▶

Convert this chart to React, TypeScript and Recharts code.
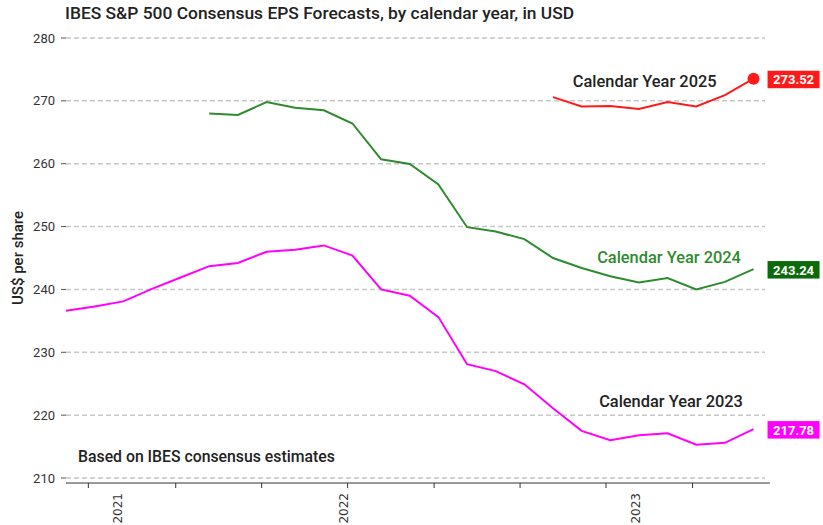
import React from 'react';
import { LineChart, Line, XAxis, YAxis, CartesianGrid, ReferenceDot, ReferenceLine, LabelList } from 'recharts';

const monthIndex = [0, 1, 2, 3, 4, 5, 6, 7, 8, 9, 10, 11, 12, 13, 14, 15, 16, 17, 18, 19, 20, 21, 22, 23, 24];
const cy2023 = [236.6, 237.3, 238.1, 240.1, 241.9, 243.7, 244.2, 246.0, 246.3, 247.0, 245.4, 240.0, 239.0, 235.6, 228.1, 227.0, 224.9, 221.1, 217.5, 216.0, 216.8, 217.1, 215.3, 215.6, 217.78];
const cy2024 = [null, null, null, null, null, 268.0, 267.75, 269.8, 268.9, 268.5, 266.4, 260.7, 259.95, 256.7, 249.9, 249.2, 248.0, 245.0, 243.4, 242.1, 241.1, 241.8, 240.0, 241.2, 243.24];
const cy2025 = [null, null, null, null, null, null, null, null, null, null, null, null, null, null, null, null, null, 270.6, 269.1, 269.2, 268.7, 269.8, 269.1, 270.9, 273.52];

const yTicks = [210, 220, 230, 240, 250, 260, 270, 280];
const tickMarks = [0.78, 3.83, 6.83, 9.83, 12.85, 15.85, 18.85, 21.87];
const yearLabels = ['2021', '2022', '2023'];
const yearLabelPos = [1.8, 9.7, 19.9];

const seriesNames = ['Calendar Year 2023', 'Calendar Year 2024', 'Calendar Year 2025'];
const annotX = [21.12, 21.05, 20.2];
const annotY = [222.25, 245.1, 273.16];
const noteText = 'Based on IBES consensus estimates';

const data = monthIndex.map((m, i) => ({ m, cy2023: cy2023[i], cy2024: cy2024[i], cy2025: cy2025[i] }));
const last = monthIndex.length - 1;

const MAGENTA = '#ff00ff';
const GREEN = '#2e8b2e';
const GREEN_BADGE = '#0b6b0b';
const RED = '#ff1a1a';

const XTick = (props: any) => {
  const { x, y, payload } = props;
  const idx = yearLabelPos.indexOf(payload.value);
  if (idx >= 0) {
    return (
      <text x={x} y={y + 15} transform={`rotate(-90 ${x} ${y + 15})`} textAnchor="end" dy="0.36em"
        fontFamily="DejaVu Sans" fontSize={12} fill="#333">{yearLabels[idx]}</text>
    );
  }
  return <line x1={x} x2={x} y1={y + 5} y2={y + 10} stroke="#333" strokeWidth={1} />;
};

const badge = (color: string) => (props: any) => {
  const { x, y, index, value } = props;
  if (index !== last || value == null) return <g />;
  return (
    <g>
      <rect x={x + 14} y={y - 8} width={52} height={17.5} fill={color} />
      <text x={x + 40} y={y + 1} dy="0.36em" textAnchor="middle" fontFamily="Roboto" fontWeight={700}
        fontSize={13} fill="#fff">{Number(value).toFixed(2)}</text>
    </g>
  );
};

const RedDot = (props: any) => {
  const { cx, cy, index } = props;
  if (index !== last) return <g key={index} />;
  return <circle key={index} cx={cx} cy={cy} r={6} fill={RED} />;
};

const annotLabel = (text: string, color: string, anchor: string) => (props: any) => {
  const vb = props.viewBox || {};
  const cx = (vb.x || 0) + (vb.width || 0) / 2;
  const cy = (vb.y || 0) + (vb.height || 0) / 2;
  return (
    <text x={cx} y={cy} dy="0.36em" textAnchor={anchor} fontFamily="Roboto" fontWeight={500}
      fontSize={anchor === 'start' ? 15.8 : 16.4} fill={color}>{text}</text>
  );
};

const YLabel = (props: any) => {
  const vb = props.viewBox || {};
  const cx = (vb.x || 0) + 18;
  const cy = (vb.y || 0) + (vb.height || 0) / 2;
  return (
    <text x={cx} y={cy} transform={`rotate(-90 ${cx} ${cy})`} textAnchor="middle" dy="0.36em"
      fontFamily="Roboto" fontWeight={500} fontSize={15} fill="#222">US$ per share</text>
  );
};

export default function App() {
  return (
    <div style={{ position: 'absolute', left: 0, top: 0, width: 823, height: 525, background: '#fff' }}>
      <div style={{ position: 'absolute', left: 65, top: 3, fontFamily: 'Roboto', fontWeight: 500, fontSize: 17.4, color: '#222', whiteSpace: 'nowrap', lineHeight: '20px' }}>
        IBES S&amp;P 500 Consensus EPS Forecasts, by calendar year, in USD
      </div>
      <LineChart width={823} height={525} data={data} margin={{ top: 38, right: 58, left: 0, bottom: 0 }}>
        <CartesianGrid vertical={false} stroke="#c8c8c8" strokeDasharray="5 3" strokeWidth={1.5} />
        <XAxis dataKey="m" type="number" domain={[0, 24.4]} ticks={[...tickMarks, ...yearLabelPos]} interval={0}
          height={47} axisLine={false} tickLine={false} tickSize={0} tickMargin={0} tick={<XTick />} allowDataOverflow />
        <YAxis type="number" domain={[210, 280]} ticks={yTicks} width={66} axisLine={false}
          tickLine={{ stroke: '#555' }} tickSize={5} tickMargin={6}
          tick={{ fill: '#333', fontSize: 13, fontFamily: 'Roboto' }} label={<YLabel />} allowDataOverflow />
        <ReferenceLine segment={[{ x: 0, y: 209.2 }, { x: 24.57, y: 209.2 }]} stroke="#333" strokeWidth={1} ifOverflow="visible" />
        <Line dataKey="cy2023" stroke={MAGENTA} strokeWidth={2} dot={false} isAnimationActive={false}>
          <LabelList dataKey="cy2023" content={badge(MAGENTA)} />
        </Line>
        <Line dataKey="cy2024" stroke={GREEN} strokeWidth={2} dot={false} isAnimationActive={false}>
          <LabelList dataKey="cy2024" content={badge(GREEN_BADGE)} />
        </Line>
        <Line dataKey="cy2025" stroke={RED} strokeWidth={2} dot={<RedDot />} isAnimationActive={false}>
          <LabelList dataKey="cy2025" content={badge(RED)} />
        </Line>
        <ReferenceDot x={annotX[0]} y={annotY[0]} r={0} fill="none" stroke="none" ifOverflow="visible" label={annotLabel(seriesNames[0], '#222', 'middle')} />
        <ReferenceDot x={annotX[1]} y={annotY[1]} r={0} fill="none" stroke="none" ifOverflow="visible" label={annotLabel(seriesNames[1], GREEN, 'middle')} />
        <ReferenceDot x={annotX[2]} y={annotY[2]} r={0} fill="none" stroke="none" ifOverflow="visible" label={annotLabel(seriesNames[2], '#222', 'middle')} />
        <ReferenceDot x={0.42} y={213.4} r={0} fill="none" stroke="none" ifOverflow="visible" label={annotLabel(noteText, '#222', 'start')} />
      </LineChart>
    </div>
  );
}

◀

Are you able to set down all the lines above exactly, without any pictures?

Convert this chart to React, TypeScript and Recharts code.
import React from 'react';
import { LineChart, Line, XAxis, YAxis, CartesianGrid, ReferenceDot, ReferenceLine, LabelList } from 'recharts';

const monthIndex = [0, 1, 2, 3, 4, 5, 6, 7, 8, 9, 10, 11, 12, 13, 14, 15, 16, 17, 18, 19, 20, 21, 22, 23, 24];
const cy2023 = [236.6, 237.3, 238.1, 240.1, 241.9, 243.7, 244.2, 246.0, 246.3, 247.0, 245.4, 240.0, 239.0, 235.6, 228.1, 227.0, 224.9, 221.1, 217.5, 216.0, 216.8, 217.1, 215.3, 215.6, 217.78];
const cy2024 = [null, null, null, null, null, 268.0, 267.75, 269.8, 268.9, 268.5, 266.4, 260.7, 259.95, 256.7, 249.9, 249.2, 248.0, 245.0, 243.4, 242.1, 241.1, 241.8, 240.0, 241.2, 243.24];
const cy2025 = [null, null, null, null, null, null, null, null, null, null, null, null, null, null, null, null, null, 270.6, 269.1, 269.2, 268.7, 269.8, 269.1, 270.9, 273.52];

const yTicks = [210, 220, 230, 240, 250, 260, 270, 280];
const tickMarks = [0.78, 3.83, 6.83, 9.83, 12.85, 15.85, 18.85, 21.87];
const yearLabels = ['2021', '2022', '2023'];
const yearLabelPos = [1.8, 9.7, 19.9];

const seriesNames = ['Calendar Year 2023', 'Calendar Year 2024', 'Calendar Year 2025'];
const annotX = [21.12, 21.05, 20.2];
const annotY = [222.25, 245.1, 273.16];
const noteText = 'Based on IBES consensus estimates';

const data = monthIndex.map((m, i) => ({ m, cy2023: cy2023[i], cy2024: cy2024[i], cy2025: cy2025[i] }));
const last = monthIndex.length - 1;

const MAGENTA = '#ff00ff';
const GREEN = '#2e8b2e';
const GREEN_BADGE = '#0b6b0b';
const RED = '#ff1a1a';

const XTick = (props: any) => {
  const { x, y, payload } = props;
  const idx = yearLabelPos.indexOf(payload.value);
  if (idx >= 0) {
    return (
      <text x={x} y={y + 15} transform={`rotate(-90 ${x} ${y + 15})`} textAnchor="end" dy="0.36em"
        fontFamily="DejaVu Sans" fontSize={12} fill="#333">{yearLabels[idx]}</text>
    );
  }
  return <line x1={x} x2={x} y1={y + 5} y2={y + 10} stroke="#333" strokeWidth={1} />;
};

const badge = (color: string) => (props: any) => {
  const { x, y, index, value } = props;
  if (index !== last || value == null) return <g />;
  return (
    <g>
      <rect x={x + 14} y={y - 8} width={52} height={17.5} fill={color} />
      <text x={x + 40} y={y + 1} dy="0.36em" textAnchor="middle" fontFamily="Roboto" fontWeight={700}
        fontSize={13} fill="#fff">{Number(value).toFixed(2)}</text>
    </g>
  );
};

const RedDot = (props: any) => {
  const { cx, cy, index } = props;
  if (index !== last) return <g key={index} />;
  return <circle key={index} cx={cx} cy={cy} r={6} fill={RED} />;
};

const annotLabel = (text: string, color: string, anchor: string) => (props: any) => {
  const vb = props.viewBox || {};
  const cx = (vb.x || 0) + (vb.width || 0) / 2;
  const cy = (vb.y || 0) + (vb.height || 0) / 2;
  return (
    <text x={cx} y={cy} dy="0.36em" textAnchor={anchor} fontFamily="Roboto" fontWeight={500}
      fontSize={anchor === 'start' ? 15.8 : 16.4} fill={color}>{text}</text>
  );
};

const YLabel = (props: any) => {
  const vb = props.viewBox || {};
  const cx = (vb.x || 0) + 18;
  const cy = (vb.y || 0) + (vb.height || 0) / 2;
  return (
    <text x={cx} y={cy} transform={`rotate(-90 ${cx} ${cy})`} textAnchor="middle" dy="0.36em"
      fontFamily="Roboto" fontWeight={500} fontSize={15} fill="#222">US$ per share</text>
  );
};

export default function App() {
  return (
    <div style={{ position: 'absolute', left: 0, top: 0, width: 823, height: 525, background: '#fff' }}>
      <div style={{ position: 'absolute', left: 65, top: 3, fontFamily: 'Roboto', fontWeight: 500, fontSize: 17.4, color: '#222', whiteSpace: 'nowrap', lineHeight: '20px' }}>
        IBES S&amp;P 500 Consensus EPS Forecasts, by calendar year, in USD
      </div>
      <LineChart width={823} height={525} data={data} margin={{ top: 38, right: 58, left: 0, bottom: 0 }}>
        <CartesianGrid vertical={false} stroke="#c8c8c8" strokeDasharray="5 3" strokeWidth={1.5} />
        <XAxis dataKey="m" type="number" domain={[0, 24.4]} ticks={[...tickMarks, ...yearLabelPos]} interval={0}
          height={47} axisLine={false} tickLine={false} tickSize={0} tickMargin={0} tick={<XTick />} allowDataOverflow />
        <YAxis type="number" domain={[210, 280]} ticks={yTicks} width={66} axisLine={false}
          tickLine={{ stroke: '#555' }} tickSize={5} tickMargin={6}
          tick={{ fill: '#333', fontSize: 13, fontFamily: 'Roboto' }} label={<YLabel />} allowDataOverflow />
        <ReferenceLine segment={[{ x: 0, y: 209.2 }, { x: 24.57, y: 209.2 }]} stroke="#333" strokeWidth={1} ifOverflow="visible" />
        <Line dataKey="cy2023" stroke={MAGENTA} strokeWidth={2} dot={false} isAnimationActive={false}>
          <LabelList dataKey="cy2023" content={badge(MAGENTA)} />
        </Line>
        <Line dataKey="cy2024" stroke={GREEN} strokeWidth={2} dot={false} isAnimationActive={false}>
          <LabelList dataKey="cy2024" content={badge(GREEN_BADGE)} />
        </Line>
        <Line dataKey="cy2025" stroke={RED} strokeWidth={2} dot={<RedDot />} isAnimationActive={false}>
          <LabelList dataKey="cy2025" content={badge(RED)} />
        </Line>
        <ReferenceDot x={annotX[0]} y={annotY[0]} r={0} fill="none" stroke="none" ifOverflow="visible" label={annotLabel(seriesNames[0], '#222', 'middle')} />
        <ReferenceDot x={annotX[1]} y={annotY[1]} r={0} fill="none" stroke="none" ifOverflow="visible" label={annotLabel(seriesNames[1], GREEN, 'middle')} />
        <ReferenceDot x={annotX[2]} y={annotY[2]} r={0} fill="none" stroke="none" ifOverflow="visible" label={annotLabel(seriesNames[2], '#222', 'middle')} />
        <ReferenceDot x={0.42} y={213.4} r={0} fill="none" stroke="none" ifOverflow="visible" label={annotLabel(noteText, '#222', 'start')} />
      </LineChart>
    </div>
  );
}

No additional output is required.